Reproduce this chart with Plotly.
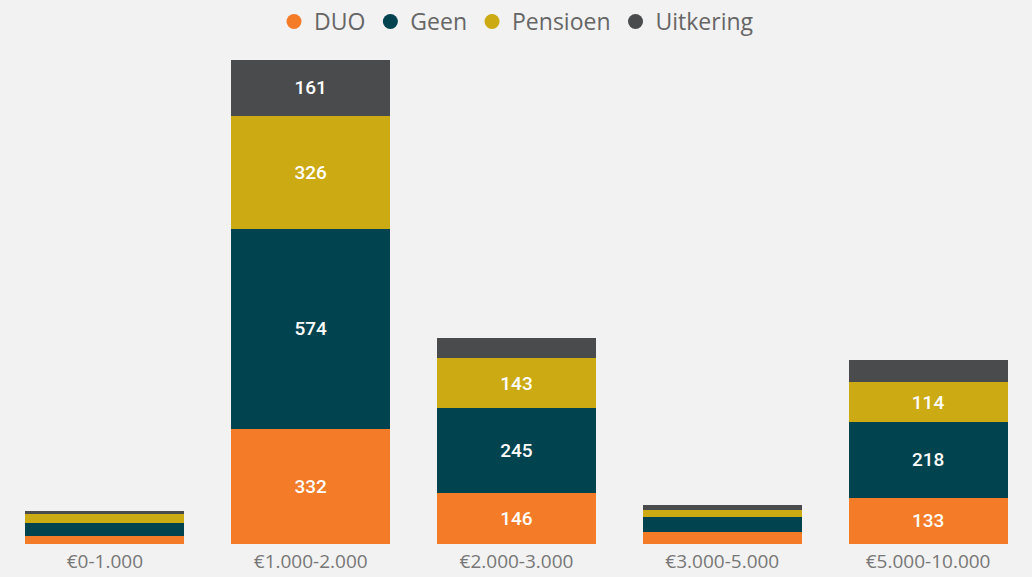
import plotly.graph_objects as go

categories = ["€0-1.000", "€1.000-2.000", "€2.000-3.000", "€3.000-5.000", "€5.000-10.000"]
duo = [24, 332, 146, 35, 133]
geen = [36, 574, 245, 42, 218]
pensioen = [27, 326, 143, 21, 114]
uitkering = [9, 161, 59, 14, 64]

series = [
    ("DUO", duo, "#F47B27"),
    ("Geen", geen, "#01444F"),
    ("Pensioen", pensioen, "#CBAA14"),
    ("Uitkering", uitkering, "#4A4B4D"),
]

LABEL_MIN = 100

fig = go.Figure()
for name, vals, color in series:
    fig.add_trace(go.Bar(
        x=categories, y=vals, name=name,
        marker=dict(color=color, line=dict(width=0)),
        text=[str(v) if v >= LABEL_MIN else "" for v in vals],
        textposition="inside", insidetextanchor="middle", textangle=0,
        textfont=dict(family="Roboto", size=19, color="white", weight=500),
        showlegend=False, hoverinfo="skip",
    ))
    fig.add_trace(go.Scatter(
        x=[None], y=[None], mode="markers", name=name,
        marker=dict(symbol="circle", size=15, color=color),
        showlegend=True,
    ))

totals = [sum(t) for t in zip(duo, geen, pensioen, uitkering)]

fig.update_layout(
    barmode="stack", bargap=0.228,
    width=1032, height=577,
    paper_bgcolor="#F2F2F2", plot_bgcolor="#F2F2F2",
    margin=dict(l=2, r=1, t=60, b=33),
    legend=dict(orientation="h", x=0.5, xanchor="center", y=1.0, yanchor="top",
                yref="container", traceorder="normal", itemwidth=30,
                font=dict(family="Open Sans", size=23, color="#666666")),
    xaxis=dict(showgrid=False, zeroline=False, showline=False, automargin=False,
               tickfont=dict(family="Open Sans", size=19, color="#777777"),
               ticks="", ticklabelstandoff=4, fixedrange=True),
    yaxis=dict(visible=False, range=[0, max(totals)], fixedrange=True, automargin=False),
)

fig.write_html("out.html", config={"displayModeBar": False},
               post_script="document.body.style.margin='0';document.body.style.background='#F2F2F2';")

════════════════════

Prompt:
Repeat the data exactly in full, omitting its pictures.

Solution for this task:
Reproduce this chart with Plotly.
import plotly.graph_objects as go

categories = ["€0-1.000", "€1.000-2.000", "€2.000-3.000", "€3.000-5.000", "€5.000-10.000"]
duo = [24, 332, 146, 35, 133]
geen = [36, 574, 245, 42, 218]
pensioen = [27, 326, 143, 21, 114]
uitkering = [9, 161, 59, 14, 64]

series = [
    ("DUO", duo, "#F47B27"),
    ("Geen", geen, "#01444F"),
    ("Pensioen", pensioen, "#CBAA14"),
    ("Uitkering", uitkering, "#4A4B4D"),
]

LABEL_MIN = 100

fig = go.Figure()
for name, vals, color in series:
    fig.add_trace(go.Bar(
        x=categories, y=vals, name=name,
        marker=dict(color=color, line=dict(width=0)),
        text=[str(v) if v >= LABEL_MIN else "" for v in vals],
        textposition="inside", insidetextanchor="middle", textangle=0,
        textfont=dict(family="Roboto", size=19, color="white", weight=500),
        showlegend=False, hoverinfo="skip",
    ))
    fig.add_trace(go.Scatter(
        x=[None], y=[None], mode="markers", name=name,
        marker=dict(symbol="circle", size=15, color=color),
        showlegend=True,
    ))

totals = [sum(t) for t in zip(duo, geen, pensioen, uitkering)]

fig.update_layout(
    barmode="stack", bargap=0.228,
    width=1032, height=577,
    paper_bgcolor="#F2F2F2", plot_bgcolor="#F2F2F2",
    margin=dict(l=2, r=1, t=60, b=33),
    legend=dict(orientation="h", x=0.5, xanchor="center", y=1.0, yanchor="top",
                yref="container", traceorder="normal", itemwidth=30,
                font=dict(family="Open Sans", size=23, color="#666666")),
    xaxis=dict(showgrid=False, zeroline=False, showline=False, automargin=False,
               tickfont=dict(family="Open Sans", size=19, color="#777777"),
               ticks="", ticklabelstandoff=4, fixedrange=True),
    yaxis=dict(visible=False, range=[0, max(totals)], fixedrange=True, automargin=False),
)

fig.write_html("out.html", config={"displayModeBar": False},
               post_script="document.body.style.margin='0';document.body.style.background='#F2F2F2';")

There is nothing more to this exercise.